For normal operations of Postgres and performance, you’ll want to have your Postgres cache hit ratio about 99%.

If you see your cache hit ratio below that, you may need to look at moving to an instance with larger memory.

Index hit

Adding indexes to your database is critical to query and application performance. Indexes are particularly valuable across large tables.

The index hit rate is measured as a ratio or percentage of the total number of queries or query executions that successfully utilize an index versus the total number of queries executed. A higher index hit rate suggests better index utilization and overall query performance.

In general, you are looking for 99%+ on tables larger than 10,000 rows. If you see a table larger than 10,000 with no or low index usage, that’s your best bet on where to start with adding an index.

Unused indexes

Unused indexes in PostgreSQL refer to indexes that are created on tables but are not actively used.

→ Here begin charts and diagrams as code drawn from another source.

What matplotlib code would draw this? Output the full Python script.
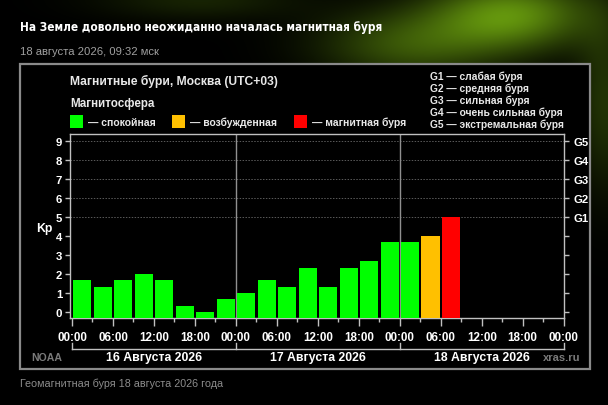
import numpy as np
import matplotlib
matplotlib.use('Agg')
import matplotlib.pyplot as plt
import matplotlib.font_manager as fm
import matplotlib.transforms as mtransforms
from matplotlib.patches import Rectangle

# -------------------------
# DATA
# -------------------------
kp = [1.67, 1.33, 1.67, 2.0, 1.67, 0.33, 0.0, 0.67,
      1.0, 1.67, 1.33, 2.33, 1.33, 2.33, 2.67, 3.67,
      3.67, 4.0, 5.0]
step_hours = 3
days = ['16 Августа 2026', '17 Августа 2026', '18 Августа 2026']
hour_ticks = [0, 6, 12, 18, 24, 30, 36, 42, 48, 54, 60, 66, 72]
hour_labels = ['00:00', '06:00', '12:00', '18:00'] * 3 + ['00:00']
kp_ticks = [0, 1, 2, 3, 4, 5, 6, 7, 8, 9]
g_levels = [5, 6, 7, 8, 9]
g_labels = ['G1', 'G2', 'G3', 'G4', 'G5']
g_desc = ['слабая буря', 'средняя буря', 'сильная буря',
          'очень сильная буря', 'экстремальная буря']
state_names = ['спокойная', 'возбужденная', 'магнитная буря']
state_colors = ['#00ff00', '#ffc000', '#ff0000']

title = 'На Земле довольно неожиданно началась магнитная буря'
subtitle = '18 августа 2026, 09:32 мск'
caption = 'Геомагнитная буря 18 августа 2026 года'

# -------------------------
# FONTS
# -------------------------
names = {f.name for f in fm.fontManager.ttflist}
base = 'Liberation Sans' if 'Liberation Sans' in names else 'DejaVu Sans'
plt.rcParams['font.family'] = [base, 'DejaVu Sans']

# look for a condensed bold face for the headline
title_prop = fm.FontProperties(family=base, weight='bold')
for f in fm.fontManager.ttflist:
    st = str(f.stretch).lower()
    if (('condensed' in st or 'narrow' in f.name.lower()
         or 'condensed' in f.name.lower() or 'narrow' in f.fname.lower()
         or 'condensed' in f.fname.lower())
            and str(f.weight) in ('bold', '700')):
        title_prop = fm.FontProperties(fname=f.fname)
        break

W, H = 608, 406


def fx(x):
    return x / W


def fy(y):
    return 1 - y / H


fig = plt.figure(figsize=(6.08, 4.06), dpi=100, facecolor='black')

# -------------------------
# BACKGROUND (green nebula glow)
# -------------------------
bg = fig.add_axes([0, 0, 1, 1], zorder=-3)
bg.axis('off')
yy, xx = np.mgrid[0:H, 0:W]
glow = (0.60 * np.exp(-(((xx - 510) / 80) ** 2 + ((yy - 15) / 35) ** 2))
        + 0.35 * np.exp(-(((xx - 410) / 90) ** 2 + ((yy - 45) / 35) ** 2))
        + 0.15 * np.exp(-(((xx - 200) / 100) ** 2 + ((yy - 0) / 20) ** 2))
        + 0.22 * np.exp(-(((xx - 605) / 30) ** 2 + ((yy - 100) / 90) ** 2)))
img = np.zeros((H, W, 3))
img[..., 0] = glow * 0.6
img[..., 1] = glow * 0.9
img[..., 2] = glow * 0.08
bg.imshow(np.clip(img, 0, 1), extent=[0, W, H, 0], aspect='auto')
bg.set_xlim(0, W)
bg.set_ylim(H, 0)

# chart frame
fig.add_artist(Rectangle((fx(20), fy(370)), fx(590) - fx(20), fy(65) - fy(370),
                         transform=fig.transFigure, facecolor='black',
                         edgecolor='#8a8a8a', lw=1.6, zorder=-2))

# -------------------------
# TITLE / TEXTS
# -------------------------
t = fig.text(fx(20), fy(27), title, color='white', fontproperties=title_prop,
             fontsize=12, va='center')
fig.canvas.draw()
w = t.get_window_extent().width
t.set_fontsize(min(12 * 360 / w, 13))

fig.text(fx(20), fy(52), subtitle, color='#a0a0a0', fontsize=8.1, va='center')
fig.text(fx(20), fy(384), caption, color='#8c8c8c', fontsize=7.75, va='center')

fig.text(fx(70), fy(81), 'Магнитные бури, Москва (UTC+03)', color='#e8e8e8',
         fontsize=8.7, fontweight='bold', va='center')
fig.text(fx(70), fy(104), 'Магнитосфера', color='#e8e8e8',
         fontsize=8.4, fontweight='bold', va='center')

leg_x = [70, 172, 294]
for x0, name, col in zip(leg_x, state_names, state_colors):
    fig.add_artist(Rectangle((fx(x0), fy(129)), 13 / W, 13 / H,
                             transform=fig.transFigure, facecolor=col,
                             edgecolor='none'))
    fig.text(fx(x0 + 18), fy(123), '— ' + name, color='#e8e8e8',
             fontsize=7.5, fontweight='bold', va='center')

for i, (g, d) in enumerate(zip(g_labels, g_desc)):
    fig.text(fx(430), fy(77 + 12 * i), g + ' — ' + d, color='#e8e8e8',
             fontsize=7.35, fontweight='bold', va='center')

fig.text(fx(31), fy(358), 'NOAA', color='#7a7a7a', fontsize=7.6,
         fontweight='bold', va='center')
fig.text(fx(580), fy(358), 'xras.ru', color='#7a7a7a', fontsize=8,
         fontweight='bold', va='center', ha='right')

# -------------------------
# MAIN AXES
# -------------------------
ax = fig.add_axes([fx(70), fy(319.3), fx(564) - fx(70), (319.3 - 135) / H])
ax.set_facecolor('black')
ymin, ymax = -0.32, 9.38
ax.set_ylim(ymin, ymax)
ax.set_xlim(-0.29, 72.05)

x = np.arange(len(kp)) * step_hours + step_hours / 2
colors = [state_colors[2] if v >= 5 else state_colors[1] if v >= 4
          else state_colors[0] for v in kp]
ax.bar(x, np.array(kp) - ymin, bottom=ymin, width=2.64, color=colors,
       zorder=3)

for g in g_levels:
    ax.axhline(g, color='#5a5a5a', lw=0.7, ls=(0, (1.5, 1.5)), zorder=1)
for d in range(1, len(days)):
    ax.axvline(24 * d, color='#909090', lw=1, zorder=2)

for s in ax.spines.values():
    s.set_color('#c0c0c0')
    s.set_linewidth(1)

ax.set_xticks(hour_ticks)
ax.set_xticklabels(hour_labels)
ax.set_xticks(np.arange(3, 72, 6), minor=True)
ax.tick_params(axis='x', which='major', length=6, width=1, color='#c0c0c0',
               labelcolor='white', labelsize=8.4, pad=3)
ax.tick_params(axis='x', which='minor', length=3, width=1, color='#c0c0c0')
for lb in ax.get_xticklabels():
    lb.set_fontweight('bold')

ax.set_yticks(kp_ticks)
ax.tick_params(axis='y', length=3.5, width=1, color='#c0c0c0',
               labelcolor='white', labelsize=8.2, pad=2)
for lb in ax.get_yticklabels():
    lb.set_fontweight('bold')
ax.set_ylabel('Kp', rotation=0, color='white', fontsize=8.8,
              fontweight='bold', va='center', ha='center')
ax.yaxis.set_label_coords(-0.051, 0.49)

ax2 = ax.twinx()
ax2.set_ylim(ymin, ymax)
ax2.set_yticks(kp_ticks)
ax2.set_yticklabels(['' if k not in g_levels else g_labels[g_levels.index(k)]
                     for k in kp_ticks])
ax2.tick_params(axis='y', length=3.5, width=1, color='#c0c0c0',
                labelcolor='white', labelsize=8.2, pad=3)
for lb in ax2.get_yticklabels():
    lb.set_fontweight('bold')
for s in ax2.spines.values():
    s.set_visible(False)

# day brackets under the time axis
trans = mtransforms.blended_transform_factory(ax.transData, ax.transAxes)
ax.plot([0, 24 * len(days)], [-0.168, -0.168], color='#c0c0c0', lw=1,
        transform=trans, clip_on=False)
for d in range(len(days) + 1):
    ax.plot([24 * d, 24 * d], [-0.168, -0.135], color='#c0c0c0', lw=1,
            transform=trans, clip_on=False)
for d, name in enumerate(days):
    ax.text(24 * d + 12, -0.212, name, transform=trans, ha='center',
            va='center', color='white', fontsize=8.8, fontweight='bold')

plt.savefig('out.png', dpi=100, facecolor='black')
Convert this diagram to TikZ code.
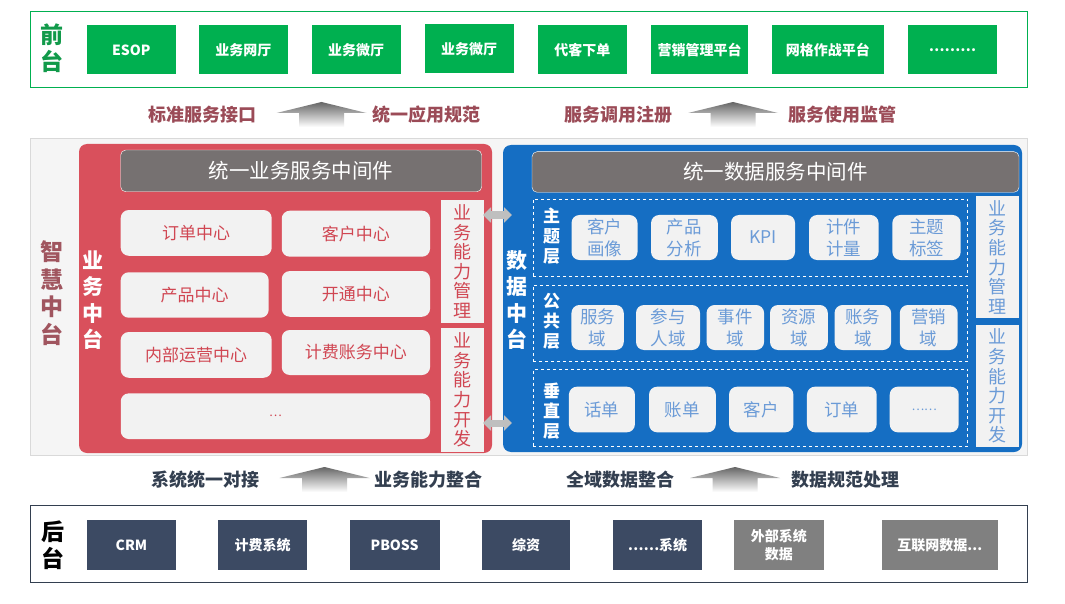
\documentclass[tikz,border=0pt]{standalone}
\usepackage{fontspec}
\setmainfont{Noto Sans CJK SC}
\usetikzlibrary{arrows.meta,positioning}

\definecolor{frontgreen}{HTML}{00B050}
\definecolor{frontdark}{HTML}{119A4A}
\definecolor{linkred}{HTML}{9B4B57}
\definecolor{linknavy}{HTML}{333F50}
\definecolor{bizred}{HTML}{D9505C}
\definecolor{biztext}{HTML}{D04652}
\definecolor{smarttext}{HTML}{A0555F}
\definecolor{datablue}{HTML}{156EC3}
\definecolor{datatext}{HTML}{6B9BD7}
\definecolor{mwgray}{HTML}{767171}
\definecolor{backnavy}{HTML}{3C4A63}
\definecolor{backgray}{HTML}{808080}

\begin{document}
\begin{tikzpicture}[x=1pt,y=-1pt,
  frame/.style={draw,inner sep=0pt,line width=0.8pt},
  tag/.style={inner sep=0pt,align=center,font=\fontsize{23}{27}\selectfont\bfseries},
  fbox/.style={fill=frontgreen,inner sep=0pt,minimum height=49pt,text=white,
               font=\fontsize{14}{16}\selectfont\bfseries},
  bbox/.style={fill=backnavy,inner sep=0pt,minimum height=50pt,text=white,align=center,
               font=\fontsize{14}{18}\selectfont\bfseries},
  link/.style={inner sep=0pt,font=\fontsize{18}{20}\selectfont\bfseries},
  mw/.style={fill=mwgray,draw=white,rounded corners=5pt,inner sep=0pt,text=white,
             font=\fontsize{20.5}{22}\selectfont},
  bcell/.style={fill=black!5,rounded corners=8pt,inner sep=0pt,text=biztext,
                font=\fontsize{17}{20}\selectfont},
  dcell/.style={fill=black!5,rounded corners=8pt,inner sep=0pt,text=datatext,align=center,
                font=\fontsize{17.5}{22}\selectfont},
  strip/.style={fill=black!5,inner sep=0pt,minimum width=43.5pt,align=center,
                font=\fontsize{18}{19.6}\selectfont},
  layer/.style={draw=white,dashed,line width=0.8pt,inner sep=0pt,minimum width=434.7pt},
  ltag/.style={inner sep=0pt,align=center,text=white,font=\fontsize{17}{20}\selectfont\bfseries},
  dblarr/.style={draw=black!25,line width=7pt,<->,>={Triangle[width=15pt,length=8pt]}},
  uparr/.pic={\shade[top color=black!60,bottom color=white]
      (0,-13) -- (45,-2) -- (22.5,-2) -- (22.5,12) -- (-22.5,12) -- (-22.5,-2) -- (-45,-2) -- cycle;}
]
\useasboundingbox[fill=white] (0,0) rectangle (1065,604);

% front layer
\node[frame,draw=frontgreen,minimum width=997pt,minimum height=76.5pt] (front) at (528.5,49.2) {};
\node[tag,text=frontdark] (frontlbl) at (52,48) {前\\台};
\node[fbox,minimum width=89pt] (esop) at (131.2,50) {ESOP};
\node[fbox,minimum width=88.5pt] (wangting) at (243.3,50) {业务网厅};
\node[fbox,minimum width=89pt] (weiting) at (356,50) {业务微厅};
\node[fbox,minimum width=89pt] (weiting2) at (469.2,49) {业务微厅};
\node[fbox,minimum width=89.5pt] (daike) at (582.3,50) {代客下单};
\node[fbox,minimum width=97pt] (yingxiao) at (699.5,50) {营销管理平台};
\node[fbox,minimum width=112.4pt] (wangge) at (827.8,50) {网格作战平台};
\node[fbox,minimum width=89.2pt] (fdots) at (952.4,50) {………};

% upper links
\node[link,text=linkred] (std) at (202.7,115) {标准服务接口};
\pic at (321.5,115) {uparr};
\node[link,text=linkred] (spec) at (426.5,115) {统一应用规范};
\node[link,text=linkred] (reg) at (618,115) {服务调用注册};
\pic at (733,115) {uparr};
\node[link,text=linkred] (mon) at (842,115) {服务使用监管};

% middle layer
\node[frame,draw=black!15,fill=black!4,minimum width=997pt,minimum height=317pt] (mid) at (528.5,296.5) {};
\node[tag,text=smarttext,font=\fontsize{23}{27.5}\selectfont\bfseries] (smartlbl) at (52,293) {智\\慧\\中\\台};

% business middle platform
\node[fill=bizred,rounded corners=8pt,inner sep=0pt,minimum width=413pt,minimum height=309pt] (bizpanel) at (285.5,298.5) {};
\node[ltag,font=\fontsize{21}{26.5}\selectfont\bfseries] (bizlbl) at (92.5,300) {业\\务\\中\\台};
\node[mw,minimum width=361pt,minimum height=41.7pt] (bizmw) at (301.2,170.9) {统一业务服务中间件};
\node[bcell,minimum width=151pt,minimum height=45.7pt] (order) at (196.2,232.9) {订单中心};
\node[bcell,minimum width=148.3pt,minimum height=46pt] (cust) at (355.9,233.7) {客户中心};
\node[bcell,minimum width=148pt,minimum height=45.4pt] (prod) at (194.7,295) {产品中心};
\node[bcell,minimum width=148.3pt,minimum height=45.7pt] (open) at (355.9,293.9) {开通中心};
\node[bcell,minimum width=151pt,minimum height=45.7pt] (inner) at (196.2,354.9) {内部运营中心};
\node[bcell,minimum width=148.3pt,minimum height=45pt] (billing) at (355.9,352.5) {计费账务中心};
\node[bcell,minimum width=309.3pt,minimum height=45.7pt,font=\fontsize{12}{14}\selectfont] (bdots) at (275.4,416.2) {…};
\node[strip,text=biztext,minimum height=122.7pt] (bmgmt) at (462.5,261.4) {业\\务\\能\\力\\管\\理};
\node[strip,text=biztext,minimum height=123.7pt] (bdev) at (462.5,389.9) {业\\务\\能\\力\\开\\发};

% data middle platform
\node[fill=datablue,rounded corners=8pt,inner sep=0pt,minimum width=519pt,minimum height=307pt] (datapanel) at (762.5,298.5) {};
\node[ltag,font=\fontsize{21}{26.5}\selectfont\bfseries] (datalbl) at (517,300) {数\\据\\中\\台};
\node[mw,minimum width=487pt,minimum height=40.6pt] (datamw) at (775.5,172) {统一数据服务中间件};
\node[layer,minimum height=77.4pt] (ltopic) at (750.4,238) {};
\node[layer,minimum height=76.7pt] (lcommon) at (750.4,323.4) {};
\node[layer,minimum height=77.4pt] (lvert) at (750.4,408) {};
\node[ltag] (topiclbl) at (551.7,236) {主\\题\\层};
\node[ltag] (commonlbl) at (551.7,321) {公\\共\\层};
\node[ltag] (vertlbl) at (551.7,411) {垂\\直\\层};

\node[dcell,minimum width=66pt,minimum height=45pt] (portrait) at (604.5,237.5) {客户\\画像};
\node[dcell,minimum width=66.7pt,minimum height=45pt] (analysis) at (684.4,237.5) {产品\\分析};
\node[dcell,minimum width=64pt,minimum height=45pt] (kpi) at (763,237.5) {KPI};
\node[dcell,minimum width=69.5pt,minimum height=45pt] (piece) at (843.8,237.5) {计件\\计量};
\node[dcell,minimum width=68.3pt,minimum height=45pt] (label) at (926.5,237.5) {主题\\标签};

\node[dcell,minimum width=52.3pt,minimum height=45pt] (svcdom) at (597.6,327.5) {服务\\域};
\node[dcell,minimum width=64pt,minimum height=45pt] (partydom) at (668,327.5) {参与\\人域};
\node[dcell,minimum width=57.5pt,minimum height=45pt] (eventdom) at (735.3,327.5) {事件\\域};
\node[dcell,minimum width=57.8pt,minimum height=45pt] (resdom) at (798.9,327.5) {资源\\域};
\node[dcell,minimum width=56.5pt,minimum height=45pt] (acctdom) at (862.8,327.5) {账务\\域};
\node[dcell,minimum width=57.8pt,minimum height=45pt] (mktdom) at (928.7,327.5) {营销\\域};

\node[dcell,minimum width=66pt,minimum height=45.6pt] (cdr) at (601.9,409.5) {话单};
\node[dcell,minimum width=66.8pt,minimum height=45.6pt] (bill) at (682.4,409.5) {账单};
\node[dcell,minimum width=64.4pt,minimum height=45.6pt] (custv) at (761.2,409.5) {客户};
\node[dcell,minimum width=69.7pt,minimum height=45.6pt] (orderv) at (841.8,409.5) {订单};
\node[dcell,minimum width=69pt,minimum height=45.6pt,font=\fontsize{12}{14}\selectfont] (vdots) at (924.2,409.5) {……};

\node[strip,text=datatext,minimum height=122.3pt] (dmgmt) at (997.3,257.2) {业\\务\\能\\力\\管\\理};
\node[strip,text=datatext,minimum height=122.3pt] (ddev) at (997.3,386.2) {业\\务\\能\\力\\开\\发};

% between the two platforms
\coordinate (mgmtL) at (483,215);
\coordinate (mgmtR) at (512,215);
\coordinate (devL) at (483,423);
\coordinate (devR) at (512,423);
\draw[dblarr] (mgmtL) -- (mgmtR);
\draw[dblarr] (devL) -- (devR);

% lower links
\node[link,text=linknavy] (dock) at (205,480) {系统统一对接};
\pic at (324.5,480) {uparr};
\node[link,text=linknavy] (merge) at (428,480) {业务能力整合};
\node[link,text=linknavy] (whole) at (620,480) {全域数据整合};
\pic at (735,480) {uparr};
\node[link,text=linknavy] (norm) at (845,480) {数据规范处理};

% back layer
\node[frame,draw=linknavy,minimum width=997.6pt,minimum height=76.6pt] (back) at (528.8,544) {};
\node[tag,text=black] (backlbl) at (52.5,545) {后\\台};
\node[bbox,minimum width=89pt] (crm) at (131.5,545) {CRM};
\node[bbox,minimum width=89pt] (charge) at (262.5,545) {计费系统};
\node[bbox,minimum width=90pt] (pboss) at (394.6,545) {PBOSS};
\node[bbox,minimum width=88.3pt] (res) at (526.2,545) {综资};
\node[bbox,minimum width=89pt] (other) at (657.5,545) {……系统};
\node[bbox,fill=backgray,minimum width=89.5pt] (ext) at (778.8,545) {外部系统\\数据};
\node[bbox,fill=backgray,minimum width=115.6pt] (web) at (939.8,545) {互联网数据...};
\end{tikzpicture}
\end{document}
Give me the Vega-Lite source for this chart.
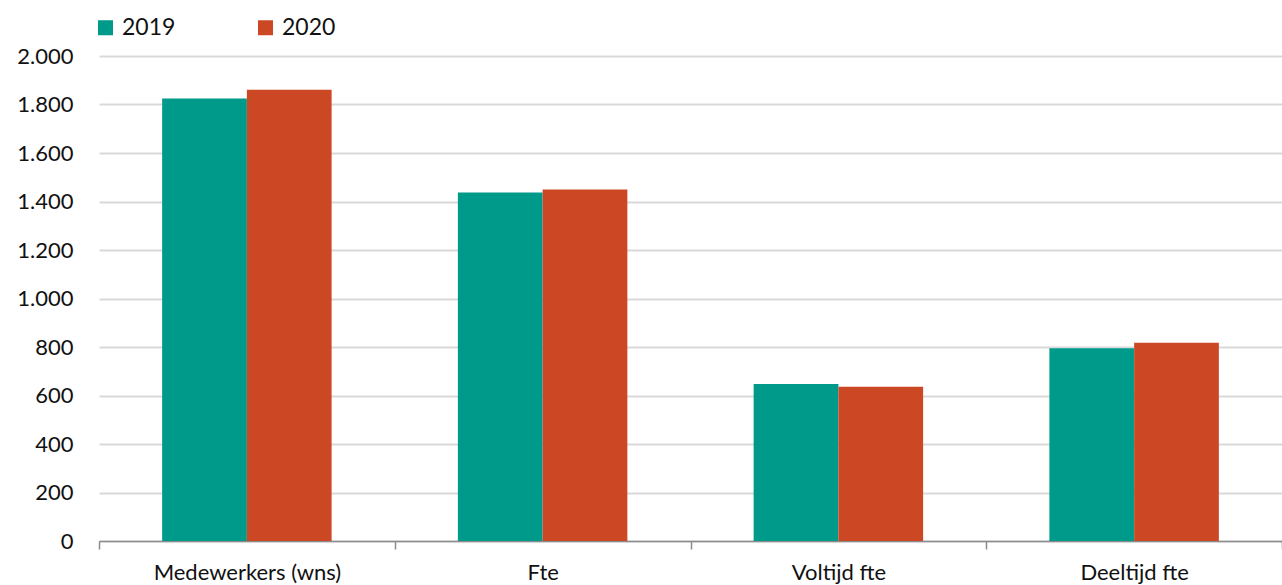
{
  "$schema": "https://vega.github.io/schema/vega-lite/v6.json",
  "width": 1183,
  "height": 485,
  "autosize": {"type": "none"},
  "padding": {"left": 99, "top": 56, "right": 0, "bottom": 44},
  "background": "white",
  "config": {
    "font": "Lato",
    "view": {"stroke": null},
    "axis": {"labelFont": "Lato", "labelColor": "#111111", "labelFontSize": 22}
  },
  "data": {
    "values": [
      {"categorie": "Medewerkers (wns)", "jaar": "2019", "waarde": 1825},
      {"categorie": "Medewerkers (wns)", "jaar": "2020", "waarde": 1861},
      {"categorie": "Fte", "jaar": "2019", "waarde": 1437},
      {"categorie": "Fte", "jaar": "2020", "waarde": 1449},
      {"categorie": "Voltijd fte", "jaar": "2019", "waarde": 647},
      {"categorie": "Voltijd fte", "jaar": "2020", "waarde": 636},
      {"categorie": "Deeltijd fte", "jaar": "2019", "waarde": 795},
      {"categorie": "Deeltijd fte", "jaar": "2020", "waarde": 818}
    ]
  },
  "mark": {"type": "bar"},
  "encoding": {
    "x": {
      "field": "categorie",
      "type": "nominal",
      "sort": null,
      "title": null,
      "scale": {"paddingInner": 0, "paddingOuter": 0},
      "axis": {
        "labelAngle": 0,
        "labelLimit": 0,
        "tickBand": "extent",
        "domainColor": "#8c8c8c",
        "domainWidth": 1.5,
        "tickColor": "#8c8c8c",
        "tickWidth": 1.5,
        "tickSize": 8,
        "labelPadding": 13,
        "grid": false
      }
    },
    "xOffset": {"field": "jaar", "type": "nominal", "scale": {"paddingInner": 0, "paddingOuter": 0.745}},
    "y": {
      "field": "waarde",
      "type": "quantitative",
      "title": null,
      "scale": {"domain": [0, 2000], "nice": false},
      "axis": {
        "values": [0, 200, 400, 600, 800, 1000, 1200, 1400, 1600, 1800, 2000],
        "labelExpr": "replace(format(datum.value, ','), ',', '.')",
        "domain": false,
        "ticks": false,
        "labelPadding": 26,
        "gridColor": "#d9d9d9",
        "gridWidth": 1.8
      }
    },
    "color": {
      "field": "jaar",
      "type": "nominal",
      "scale": {"domain": ["2019", "2020"], "range": ["#009a8b", "#cc4825"]},
      "legend": {
        "title": null,
        "orient": "none",
        "legendX": -5,
        "legendY": -40,
        "direction": "horizontal",
        "symbolType": "square",
        "symbolSize": 225,
        "symbolStrokeWidth": 0,
        "symbolOpacity": 1,
        "labelFontSize": 23,
        "labelColor": "#111111",
        "labelOffset": 5,
        "columnPadding": 78
      }
    }
  }
}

These indexes consume disk space, require maintenance, and can negatively affect the performance.

Here are a few reasons why you should care about unused indexes in Postgres:

  • Storage and disk space: Unused indexes occupy disk space that could be better utilized for other purposes. This can result in increased storage costs and reduce the available space for other database objects.

  • Performance impact: Indexes incur overhead during data modification operations, such as inserts, updates, and deletes. When there are many unused indexes, these operations take longer because the database must update multiple indexes in addition to the table.

  • Slower query execution: Postgres’ query optimizer considers all available indexes when generating an execution plan for a query. If there are unused indexes, the optimizer may spend additional time considering these indexes, leading to suboptimal query plans and slower query execution.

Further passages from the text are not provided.